- _Instructions for the task_:
Output the material beneath this task exactly, images excluded.

- _Material_:
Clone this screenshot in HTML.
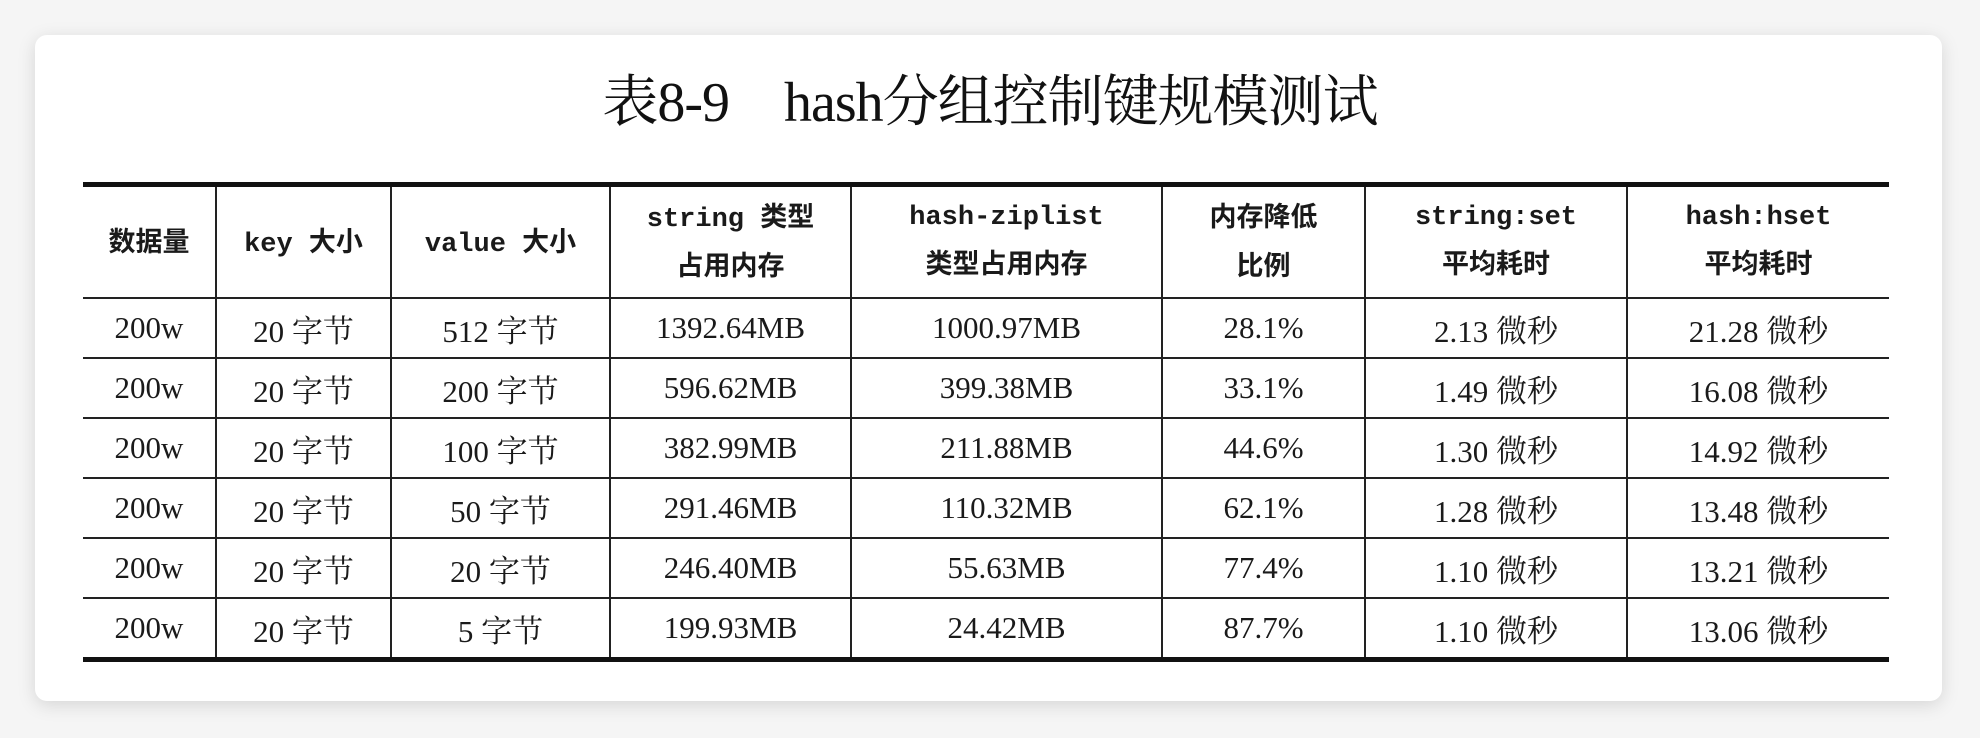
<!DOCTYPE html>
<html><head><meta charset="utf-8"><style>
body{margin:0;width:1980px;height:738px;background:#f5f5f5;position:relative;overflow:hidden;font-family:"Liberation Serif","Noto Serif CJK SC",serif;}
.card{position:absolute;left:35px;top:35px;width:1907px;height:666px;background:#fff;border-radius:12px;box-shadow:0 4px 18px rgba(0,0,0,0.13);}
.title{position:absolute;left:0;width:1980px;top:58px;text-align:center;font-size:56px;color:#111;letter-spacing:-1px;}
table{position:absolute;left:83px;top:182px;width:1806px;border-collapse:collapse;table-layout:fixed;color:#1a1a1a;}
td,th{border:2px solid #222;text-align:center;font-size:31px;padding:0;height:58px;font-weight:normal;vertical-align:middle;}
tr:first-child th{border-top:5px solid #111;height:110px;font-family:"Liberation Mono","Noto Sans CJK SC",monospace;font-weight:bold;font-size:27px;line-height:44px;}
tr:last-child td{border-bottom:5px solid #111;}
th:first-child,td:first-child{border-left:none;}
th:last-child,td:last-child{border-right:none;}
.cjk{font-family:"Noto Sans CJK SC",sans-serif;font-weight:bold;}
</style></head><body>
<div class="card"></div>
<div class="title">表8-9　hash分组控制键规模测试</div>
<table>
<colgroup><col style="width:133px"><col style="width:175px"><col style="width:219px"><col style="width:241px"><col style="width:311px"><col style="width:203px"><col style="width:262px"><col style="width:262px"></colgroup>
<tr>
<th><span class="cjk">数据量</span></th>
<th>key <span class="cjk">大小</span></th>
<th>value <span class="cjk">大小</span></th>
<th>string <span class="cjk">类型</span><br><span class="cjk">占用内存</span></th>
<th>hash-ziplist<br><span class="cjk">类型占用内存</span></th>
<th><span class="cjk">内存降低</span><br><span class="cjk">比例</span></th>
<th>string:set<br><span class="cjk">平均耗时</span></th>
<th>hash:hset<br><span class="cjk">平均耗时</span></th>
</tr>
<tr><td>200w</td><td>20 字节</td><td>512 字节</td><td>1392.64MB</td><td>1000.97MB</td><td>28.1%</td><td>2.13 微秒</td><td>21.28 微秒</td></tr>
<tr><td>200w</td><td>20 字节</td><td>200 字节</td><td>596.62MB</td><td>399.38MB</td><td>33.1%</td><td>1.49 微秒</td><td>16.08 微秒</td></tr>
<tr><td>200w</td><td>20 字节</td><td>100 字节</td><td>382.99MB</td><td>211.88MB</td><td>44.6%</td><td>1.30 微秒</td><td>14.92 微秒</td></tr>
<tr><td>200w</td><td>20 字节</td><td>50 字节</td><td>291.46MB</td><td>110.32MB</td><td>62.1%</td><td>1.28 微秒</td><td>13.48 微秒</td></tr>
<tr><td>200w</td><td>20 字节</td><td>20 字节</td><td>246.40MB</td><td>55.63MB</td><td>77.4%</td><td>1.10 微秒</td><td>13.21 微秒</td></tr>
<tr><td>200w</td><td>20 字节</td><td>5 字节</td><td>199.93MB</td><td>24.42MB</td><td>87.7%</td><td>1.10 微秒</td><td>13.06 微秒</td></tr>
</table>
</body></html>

- _Solution for this exercise_:
Clone this screenshot in HTML.
<!DOCTYPE html>
<html><head><meta charset="utf-8"><style>
body{margin:0;width:1980px;height:738px;background:#f5f5f5;position:relative;overflow:hidden;font-family:"Liberation Serif","Noto Serif CJK SC",serif;}
.card{position:absolute;left:35px;top:35px;width:1907px;height:666px;background:#fff;border-radius:12px;box-shadow:0 4px 18px rgba(0,0,0,0.13);}
.title{position:absolute;left:0;width:1980px;top:58px;text-align:center;font-size:56px;color:#111;letter-spacing:-1px;}
table{position:absolute;left:83px;top:182px;width:1806px;border-collapse:collapse;table-layout:fixed;color:#1a1a1a;}
td,th{border:2px solid #222;text-align:center;font-size:31px;padding:0;height:58px;font-weight:normal;vertical-align:middle;}
tr:first-child th{border-top:5px solid #111;height:110px;font-family:"Liberation Mono","Noto Sans CJK SC",monospace;font-weight:bold;font-size:27px;line-height:44px;}
tr:last-child td{border-bottom:5px solid #111;}
th:first-child,td:first-child{border-left:none;}
th:last-child,td:last-child{border-right:none;}
.cjk{font-family:"Noto Sans CJK SC",sans-serif;font-weight:bold;}
</style></head><body>
<div class="card"></div>
<div class="title">表8-9　hash分组控制键规模测试</div>
<table>
<colgroup><col style="width:133px"><col style="width:175px"><col style="width:219px"><col style="width:241px"><col style="width:311px"><col style="width:203px"><col style="width:262px"><col style="width:262px"></colgroup>
<tr>
<th><span class="cjk">数据量</span></th>
<th>key <span class="cjk">大小</span></th>
<th>value <span class="cjk">大小</span></th>
<th>string <span class="cjk">类型</span><br><span class="cjk">占用内存</span></th>
<th>hash-ziplist<br><span class="cjk">类型占用内存</span></th>
<th><span class="cjk">内存降低</span><br><span class="cjk">比例</span></th>
<th>string:set<br><span class="cjk">平均耗时</span></th>
<th>hash:hset<br><span class="cjk">平均耗时</span></th>
</tr>
<tr><td>200w</td><td>20 字节</td><td>512 字节</td><td>1392.64MB</td><td>1000.97MB</td><td>28.1%</td><td>2.13 微秒</td><td>21.28 微秒</td></tr>
<tr><td>200w</td><td>20 字节</td><td>200 字节</td><td>596.62MB</td><td>399.38MB</td><td>33.1%</td><td>1.49 微秒</td><td>16.08 微秒</td></tr>
<tr><td>200w</td><td>20 字节</td><td>100 字节</td><td>382.99MB</td><td>211.88MB</td><td>44.6%</td><td>1.30 微秒</td><td>14.92 微秒</td></tr>
<tr><td>200w</td><td>20 字节</td><td>50 字节</td><td>291.46MB</td><td>110.32MB</td><td>62.1%</td><td>1.28 微秒</td><td>13.48 微秒</td></tr>
<tr><td>200w</td><td>20 字节</td><td>20 字节</td><td>246.40MB</td><td>55.63MB</td><td>77.4%</td><td>1.10 微秒</td><td>13.21 微秒</td></tr>
<tr><td>200w</td><td>20 字节</td><td>5 字节</td><td>199.93MB</td><td>24.42MB</td><td>87.7%</td><td>1.10 微秒</td><td>13.06 微秒</td></tr>
</table>
</body></html>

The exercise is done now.